Partai Politik dan Untung Rugi

Demi syahwat politik sanggup melakukan apa saja, bahkan menganggap musuh dan lawan bangsanya sendiri.

Jumat, 24 April 2020 | 10:57 WIB
0
273
Partai Politik dan Untung Rugi
Foto: Beritasatu.com

Perubahan secara ideologis sebuah partai memang sangat tergantung pada pola pikir awak yang ada dalam sebuah partai. Dewasa ini partai politik berubah haluan, dari pencetak kader pemimpin menjadi pencetak broker perdagangan.

Semua sumbangsih bermuatan pamrih dan untung rugi, bahkan untuk kepentingan negara dan bangsa pun masih menghitung untung ruginya. Kedepan, kalau pola pikir ini tidak berubah, maka krisis kepemimpinan akan terus terjadi.

Pada setiap perhelatan kontestasi politik, banyak partai malah mencomot calon pemimpin dari luar partainya, karena masyarakat sudah semakin cerdas dan melek politik, sangat sadar dalam memilih seorang calon pemimpin.

Masyarakat sudah memiliki formula dalam melihat kriteria seorang pemimpin yang handal, sementara mindset partai politik masih berorientasi kepada kepentingan partai, bukan pada kepentingan masyarakat.

Partai politik semakin tidak diminati masyarakat, pada waktunya partai akan menemukan ajalnya. Lunturnya rasa nasionalisme dikalangan politisi partai dikarenakan orientasi politik yang salah. Ego sektoral pemimpin partai mendominasi kader partai politik.

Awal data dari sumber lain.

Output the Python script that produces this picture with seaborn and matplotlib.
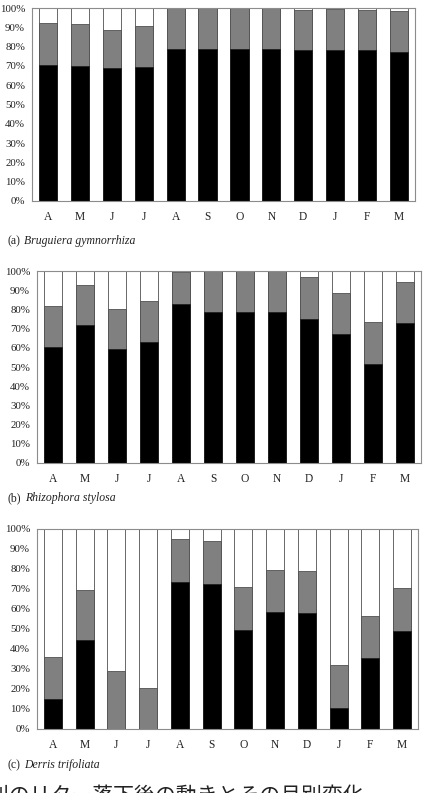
import pandas as pd
import matplotlib
matplotlib.use("Agg")
import matplotlib.pyplot as plt
import seaborn as sns

# month labels (April -> March)
months = ["A", "M", "J", "J", "A", "S", "O", "N", "D", "J", "F", "M"]

# (a) Bruguiera gymnorrhiza, % per segment
black_a = [70.6, 70.1, 69.0, 69.4, 78.7, 78.7, 78.7, 78.7, 78.0, 78.2, 78.0, 77.3]
gray_a = [21.4, 21.4, 19.8, 21.4, 21.3, 21.3, 21.3, 21.3, 21.0, 21.3, 21.0, 21.3]

# (b) Rhizophora stylosa
black_b = [60.6, 71.8, 59.3, 63.0, 83.0, 78.9, 78.9, 78.9, 75.1, 67.3, 51.7, 73.0]
gray_b = [21.4, 21.1, 21.1, 21.4, 16.6, 21.1, 21.1, 21.1, 21.6, 21.4, 21.5, 21.5]

# (c) Derris trifoliata
black_c = [14.8, 44.3, 0.0, 0.0, 73.7, 72.3, 49.5, 58.3, 58.0, 10.5, 35.3, 49.0]
gray_c = [21.4, 25.0, 28.8, 20.3, 21.1, 21.5, 21.3, 21.4, 21.2, 21.5, 21.4, 21.5]

labels = ["(a)", "(b)", "(c)"]
species = ["Bruguiera gymnorrhiza", "Rhizophora stylosa", "Derris trifoliata"]
footer = "種別のリター落下後の動きとその月別変化"

sns.set_style("white")
plt.rcParams["font.family"] = ["Liberation Serif", "DejaVu Serif"]

W, H = 424, 793
fig = plt.figure(figsize=(W / 100, H / 100), dpi=100)

# axes boxes in pixels: left, top, right, bottom
boxes = [(32, 8, 415, 201), (37, 271, 421, 463), (37, 529, 418, 729)]
caption_y = [244, 501, 768]
spine_col = "#8c8c8c"
edge_col = "#505050"

renderer = fig.canvas.get_renderer()

for i, (black, gray) in enumerate([(black_a, gray_a), (black_b, gray_b), (black_c, gray_c)]):
    l, t, r, b = boxes[i]
    ax = fig.add_axes([l / W, 1 - b / H, (r - l) / W, (b - t) / H])
    df = pd.DataFrame({"idx": range(12), "black": black, "gray": gray})
    df["gray_top"] = df["black"] + df["gray"]
    df["total"] = 100.0

    sns.barplot(data=df, x="idx", y="total", color="white", width=0.57,
                edgecolor=edge_col, linewidth=0.6, saturation=1, ax=ax)
    sns.barplot(data=df, x="idx", y="gray_top", color="#808080", width=0.57,
                edgecolor=edge_col, linewidth=0.6, saturation=1, ax=ax)
    sns.barplot(data=df, x="idx", y="black", color="black", width=0.57,
                edgecolor="#202020", linewidth=0.6, saturation=1, ax=ax)

    ax.set_ylim(0, 100)
    ax.set_xlim(-0.5, 11.5)
    ax.set_yticks(range(0, 101, 10))
    ax.set_yticklabels([f"{v}%" for v in range(0, 101, 10)], fontsize=7.8, color="#222222")
    ax.set_xticks(range(12))
    ax.set_xticklabels(months, fontsize=8.3, color="#222222")
    ax.set_xlabel("")
    ax.set_ylabel("")
    ax.tick_params(axis="y", length=3, width=0.6, color=spine_col, pad=2)
    ax.tick_params(axis="x", length=0, pad=7)
    for s in ax.spines.values():
        s.set_visible(True)
        s.set_color(spine_col)
        s.set_linewidth(0.8)

    # caption: "(x)" upright, species name in italics, on one baseline
    y = 1 - caption_y[i] / H
    cap = fig.text(7 / W, y, labels[i], fontsize=8.5, va="baseline", ha="left",
                   color="#222222")
    w = cap.get_window_extent(renderer).width
    fig.text((7 + w + 4.5) / W, y, species[i], fontsize=8.5, va="baseline",
             ha="left", style="italic", color="#222222")

# Japanese caption, cut off at the bottom edge as in the source
fig.text(-33 / W, 1 - 785 / H, footer, fontsize=15, va="top", ha="left",
         family=["Noto Sans CJK JP", "DejaVu Sans"], color="#222222")

fig.savefig("out.png", dpi=100)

Partai tidak lagi melahirkan kader pemimpin yang potensial, kalau pun masih ada, namun tetap akan dikebiri oleh kepentingan partai. Banyak pemimpin yang dimunculkan partai politik, di tengah jalan membelot karena perbedaan haluan.

Politik transaksional lahir dari mentalitas pebisnis, yang cuma berorientasi pada untung rugi, yang tidak pernah melihat kepentingan yang lebih besar dalam pengelolaan negara. Padahal, tujuan partai lahir, adalah untuk terlibat secara politik dalam penyelenggaraan negara.

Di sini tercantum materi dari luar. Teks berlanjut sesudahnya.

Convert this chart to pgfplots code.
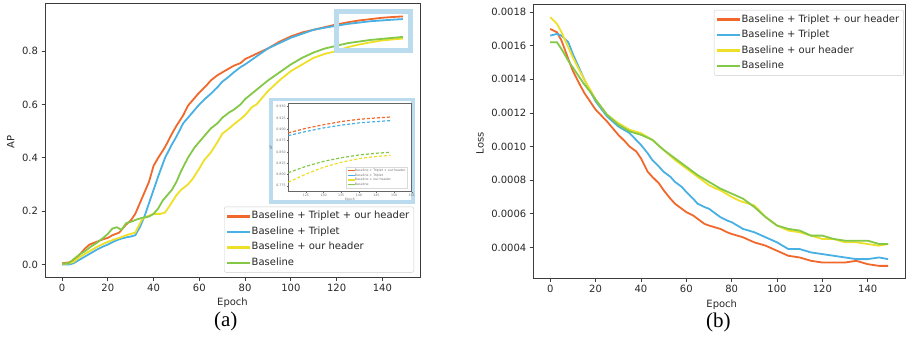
\documentclass[border=0pt]{standalone}
\usepackage{pgfplots}
\pgfplotsset{compat=1.18}
\usepackage{fontspec}
\setmainfont{DejaVu Sans}
\newfontfamily\seriffont{Liberation Serif}
\definecolor{cOr}{RGB}{240,104,44}
\definecolor{cBl}{RGB}{72,176,226}
\definecolor{cYe}{RGB}{238,224,40}
\definecolor{cGr}{RGB}{132,200,72}
\definecolor{axgray}{RGB}{60,60,60}
\definecolor{tgray}{RGB}{40,40,40}
\definecolor{hlblue}{RGB}{186,220,238}

\pgfplotstableread{
x y
0 0.005
3 0.008
5 0.015
8 0.04
10 0.06
12 0.075
15 0.085
18 0.095
20 0.10
22 0.11
25 0.12
28 0.15
30 0.165
32 0.19
35 0.25
38 0.31
40 0.37
42 0.40
45 0.44
48 0.49
50 0.52
53 0.56
55 0.595
58 0.625
60 0.645
63 0.67
65 0.69
68 0.71
70 0.72
73 0.735
75 0.745
78 0.755
80 0.77
85 0.79
90 0.81
95 0.835
100 0.855
105 0.87
110 0.88
115 0.89
120 0.90
125 0.908
130 0.915
135 0.92
140 0.925
145 0.928
149 0.93
}\apOr
\pgfplotstableread{
x y
0 0.0
3 0.0
5 0.005
8 0.02
10 0.03
12 0.04
15 0.055
18 0.068
20 0.075
23 0.088
25 0.095
28 0.102
30 0.105
32 0.11
34 0.14
36 0.18
38 0.23
40 0.28
42 0.33
45 0.40
48 0.45
50 0.48
53 0.53
55 0.55
58 0.58
60 0.60
63 0.625
65 0.64
68 0.665
70 0.685
73 0.705
75 0.72
78 0.74
80 0.75
85 0.78
90 0.81
95 0.83
100 0.85
105 0.865
110 0.88
115 0.888
120 0.895
125 0.902
130 0.907
135 0.912
140 0.915
145 0.918
149 0.92
}\apBl
\pgfplotstableread{
x y
0 0.003
3 0.004
5 0.01
8 0.03
10 0.04
13 0.055
15 0.065
18 0.078
20 0.085
23 0.095
25 0.10
28 0.11
30 0.115
32 0.12
35 0.17
37 0.18
40 0.19
43 0.19
45 0.195
47 0.22
50 0.26
52 0.28
55 0.30
57 0.32
60 0.36
62 0.39
65 0.42
68 0.46
70 0.49
73 0.51
75 0.525
78 0.545
80 0.56
83 0.59
85 0.60
88 0.63
90 0.65
95 0.69
100 0.725
105 0.75
110 0.775
115 0.79
120 0.80
125 0.815
130 0.825
135 0.833
140 0.84
145 0.844
149 0.847
}\apYe
\pgfplotstableread{
x y
0 0.003
3 0.005
5 0.02
8 0.04
10 0.05
13 0.07
15 0.08
18 0.10
20 0.115
22 0.135
24 0.14
26 0.13
28 0.155
30 0.16
33 0.17
35 0.175
38 0.18
40 0.19
42 0.21
44 0.24
46 0.26
48 0.28
50 0.31
52 0.35
55 0.40
58 0.44
60 0.46
63 0.49
65 0.51
68 0.53
70 0.55
73 0.57
75 0.58
78 0.60
80 0.62
85 0.655
90 0.69
95 0.72
100 0.75
105 0.775
110 0.795
115 0.81
120 0.82
125 0.83
130 0.836
135 0.842
140 0.846
145 0.85
149 0.853
}\apGr

\pgfplotstableread{
x y
0 0.00170
3 0.00168
5 0.00163
8 0.00152
10 0.00145
13 0.00137
15 0.00132
18 0.00126
20 0.00122
25 0.00115
30 0.00107
33 0.00103
35 0.00100
38 0.00097
40 0.00093
43 0.00085
45 0.00082
48 0.00078
50 0.00074
53 0.00069
55 0.00066
58 0.00063
60 0.00061
63 0.00059
65 0.00057
68 0.00054
70 0.00053
75 0.00051
78 0.00049
80 0.00048
85 0.00046
90 0.00043
95 0.00041
100 0.00038
105 0.00035
110 0.00034
115 0.00032
120 0.00031
125 0.00031
130 0.00031
135 0.00032
140 0.00030
145 0.00029
149 0.00029
}\lsOr
\pgfplotstableread{
x y
0 0.00166
3 0.00167
5 0.00166
8 0.00162
10 0.00155
13 0.00146
15 0.00140
18 0.00132
20 0.00127
25 0.00118
30 0.00112
35 0.00108
40 0.00101
43 0.00096
45 0.00092
48 0.00088
50 0.00085
53 0.00082
55 0.00079
58 0.00076
60 0.00073
63 0.00069
65 0.00066
68 0.00064
70 0.00063
73 0.00060
75 0.00058
78 0.00056
80 0.00055
85 0.00051
90 0.00049
95 0.00046
100 0.00043
105 0.00039
110 0.00039
115 0.00037
120 0.00036
125 0.00035
130 0.00034
135 0.00033
140 0.00033
145 0.00034
149 0.00033
}\lsBl
\pgfplotstableread{
x y
0 0.00177
3 0.00173
5 0.00168
8 0.00159
10 0.00153
13 0.00145
15 0.00140
18 0.00133
20 0.00128
25 0.00119
30 0.00114
35 0.00110
40 0.00108
45 0.00104
50 0.00098
55 0.00092
60 0.00087
65 0.00082
70 0.00077
73 0.00075
75 0.00074
80 0.00070
83 0.00068
85 0.00067
90 0.00065
95 0.00058
100 0.00053
105 0.00050
110 0.00049
115 0.00047
120 0.00045
125 0.00045
130 0.00043
135 0.00043
140 0.00042
145 0.00041
149 0.00042
}\lsYe
\pgfplotstableread{
x y
0 0.00162
3 0.00162
5 0.00158
8 0.00151
10 0.00147
13 0.00141
15 0.00137
18 0.00132
20 0.00128
25 0.00119
30 0.00113
35 0.00109
40 0.00107
45 0.00104
50 0.00098
55 0.00093
60 0.00088
65 0.00083
70 0.00079
75 0.00075
80 0.00072
85 0.00069
90 0.00064
95 0.00058
100 0.00053
105 0.00051
110 0.00050
115 0.00047
120 0.00047
125 0.00045
130 0.00044
135 0.00044
140 0.00044
145 0.00042
149 0.00042
}\lsGr

\pgfplotstableread{
x o b g y
120 0.892 0.886 0.804 0.783
125 0.902 0.895 0.818 0.801
130 0.910 0.903 0.829 0.816
135 0.917 0.909 0.837 0.827
140 0.922 0.914 0.843 0.835
145 0.925 0.917 0.847 0.840
149 0.927 0.919 0.849 0.842
}\inset

\pgfplotsset{
  myax/.style={
    scale only axis,
    axis line style={draw=axgray, line width=1bp},
    tick style={draw=axgray, line width=0.8bp},
    tick align=outside,
    major tick length=3.5bp,
    xtick pos=bottom, ytick pos=left,
    ticklabel style={font=\fontsize{10bp}{12bp}\selectfont, text=tgray},
    label style={font=\fontsize{10bp}{12bp}\selectfont, text=tgray},
    xmin=-7.45, xmax=156.45,
    xtick={0,20,...,140},
    /pgf/number format/assume math mode=true,
    legend cell align=left,
    legend style={font=\fontsize{10bp}{12bp}\selectfont, text=tgray,
      draw=black!20, rounded corners=2bp, fill=white,
      inner sep=3bp, row sep=2.5bp,
      nodes={text height=7.5bp, text depth=2.5bp, inner sep=1.5bp}},
  },
  pl/.style={line width=1.8bp, solid,
    legend image code/.code={\path[fill=#1, draw=none, sharp corners] (0bp,-1.15bp) rectangle (23bp,1.15bp);}},
  pli/.style={line width=1.2bp, dash pattern=on 3bp off 2bp,
    legend image code/.code={\path[fill=#1, draw=none, sharp corners] (0bp,-0.6bp) rectangle (7bp,0.6bp);}},
}

\begin{document}
\begin{tikzpicture}
\path[use as bounding box] (0bp,0bp) rectangle (906bp,342bp);

% (a) AP
\begin{axis}[myax, at={(45bp,65bp)}, anchor=south west,
  width=375bp, height=273bp,
  ymin=-0.0465, ymax=0.9765,
  ytick={0,0.2,0.4,0.6,0.8},
  yticklabel style={/pgf/number format/.cd, fixed, fixed zerofill, precision=1},
  xlabel={Epoch}, ylabel={AP},
  xlabel style={at={(axis description cs:0.5,-0.096)}, anchor=center},
  ylabel style={at={(axis description cs:-0.0915,0.496)}, anchor=center},
  legend style={at={(rel axis cs:0.984,0.016)}, anchor=south east},
]
\addplot[pl=cOr, color=cOr] table[x=x,y=y] {\apOr};
\addlegendentry{Baseline + Triplet + our header}
\addplot[pl=cBl, color=cBl] table[x=x,y=y] {\apBl};
\addlegendentry{Baseline + Triplet}
\addplot[pl=cYe, color=cYe] table[x=x,y=y] {\apYe};
\addlegendentry{Baseline + our header}
\addplot[pl=cGr, color=cGr] table[x=x,y=y] {\apGr};
\addlegendentry{Baseline}
\end{axis}

% highlight box and inset frame
\draw[hlblue, line width=5bp] (336.5bp,330.5bp) rectangle (410.5bp,291.5bp);
\draw[hlblue, line width=3.5bp, fill=white] (271bp,242.3bp) rectangle (413bp,140bp);

\begin{axis}[at={(288.3bp,150.3bp)}, anchor=south west, scale only axis,
  width=123.4bp, height=88.7bp,
  xmin=120, xmax=155, ymin=0.762, ymax=0.958,
  xtick={125,130,...,155}, ytick={0.775,0.8,0.825,0.85,0.875,0.9,0.925,0.95},
  yticklabel style={/pgf/number format/.cd, fixed, fixed zerofill, precision=3},
  /pgf/number format/assume math mode=true,
  axis line style={draw=black!60, line width=0.5bp},
  tick style={draw=black!60, line width=0.4bp},
  tick align=outside, major tick length=1.5bp,
  xtick pos=bottom, ytick pos=left,
  ticklabel style={font=\fontsize{3.2bp}{4bp}\selectfont, text=black!55, inner sep=1bp},
  xlabel={Epoch}, ylabel={AP},
  label style={font=\fontsize{3.2bp}{4bp}\selectfont, text=black!55},
  xlabel style={at={(axis description cs:0.5,-0.09)}, anchor=center},
  ylabel style={at={(axis description cs:-0.14,0.5)}, anchor=center},
  legend cell align=left,
  legend style={font=\fontsize{3.2bp}{4bp}\selectfont, text=black!55,
    draw=black!15, fill=white, inner sep=1bp, row sep=0.4bp,
    nodes={text height=2.6bp, text depth=0.9bp, inner sep=0.4bp},
    at={(rel axis cs:0.962,0.042)}, anchor=south east},
]
\addplot[pli=cOr, color=cOr] table[x=x,y=o] {\inset};
\addlegendentry{Baseline + Triplet + our header}
\addplot[pli=cBl, color=cBl] table[x=x,y=b] {\inset};
\addlegendentry{Baseline + Triplet}
\addplot[pli=cYe, color=cYe] table[x=x,y=y] {\inset};
\addlegendentry{Baseline + our header}
\addplot[pli=cGr, color=cGr] table[x=x,y=g] {\inset};
\addlegendentry{Baseline}
\end{axis}

% (b) Loss
\begin{axis}[myax, at={(533.3bp,63.7bp)}, anchor=south west,
  width=371.7bp, height=273.6bp,
  ymin=0.000216, ymax=0.001844,
  ytick={0.0004,0.0006,0.0008,0.0010,0.0012,0.0014,0.0016,0.0018},
  scaled y ticks=false,
  yticklabel style={/pgf/number format/.cd, fixed, fixed zerofill, precision=4},
  xlabel={Epoch}, ylabel={Loss},
  xlabel style={at={(axis description cs:0.507,-0.0976)}, anchor=center},
  ylabel style={at={(axis description cs:-0.1434,0.494)}, anchor=center},
  legend style={at={(rel axis cs:0.997,0.981)}, anchor=north east},
]
\addplot[pl=cOr, color=cOr] table[x=x,y=y] {\lsOr};
\addlegendentry{Baseline + Triplet + our header}
\addplot[pl=cBl, color=cBl] table[x=x,y=y] {\lsBl};
\addlegendentry{Baseline + Triplet}
\addplot[pl=cYe, color=cYe] table[x=x,y=y] {\lsYe};
\addlegendentry{Baseline + our header}
\addplot[pl=cGr, color=cGr] table[x=x,y=y] {\lsGr};
\addlegendentry{Baseline}
\end{axis}

\node[font=\seriffont\fontsize{21bp}{24bp}\selectfont] at (225.7bp,20.3bp) {(a)};
\node[font=\seriffont\fontsize{21bp}{24bp}\selectfont] at (718.3bp,20bp) {(b)};
\end{tikzpicture}
\end{document}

Tidak aneh kalau partai politik didominasi para pebisnis, karena mereka adalah pemilik modal, sementara partai kebutuhan hidupnya dibiayai dengan ongkos politik yang sangat mahal. Penempatan kader partai di pemerintahan, adalah salah satu jalur pendanaan partai.

Ongkos politik yang mahal, membuat para pemimpin partai kalap, sehingga dengan berbagai cara pun dihalalkan, agar partai tetap terus berdiri. Banyak kader partai yang pada akhirnya terlibat kasus korupsi, partai pun siap membentengi mereka, kalaupun dihukum, maka diupayakan dihukum seringan-ringannya.

Jadi kalau sudah seperti itu keadaannya, bayangan tentang idealnya sebuah negara, dengan mentalitas penyelenggara negaranya seperti itu, hanya tinggal mimpi, kalau pun muncul kepermukaaan pemimpin yang ideal dimata masyarakat, akan dijegal agar tidak mengganggu kenyamanan mereka yang memang tidak menginginkan perubahan.

Banyak sekali diksi yang digunakan untuk meyakinkan masyarakat, yang sudah kehilangan kepercayaan terhadap partai politik. Kata atas nama kepentingan rakyat, demi bangsa dan negara, hanya menjadi produk dagangan dalam aktivitas politik.

Demi syahwat politik sanggup melakukan apa saja, bahkan menganggap musuh dan lawan bangsanya sendiri. Tidak lagi melihat kepentingan bersama yang lebih besar, yang ada dalam benak mereka hanya kepentingan partai, kelompok dan kepentingan pribadi.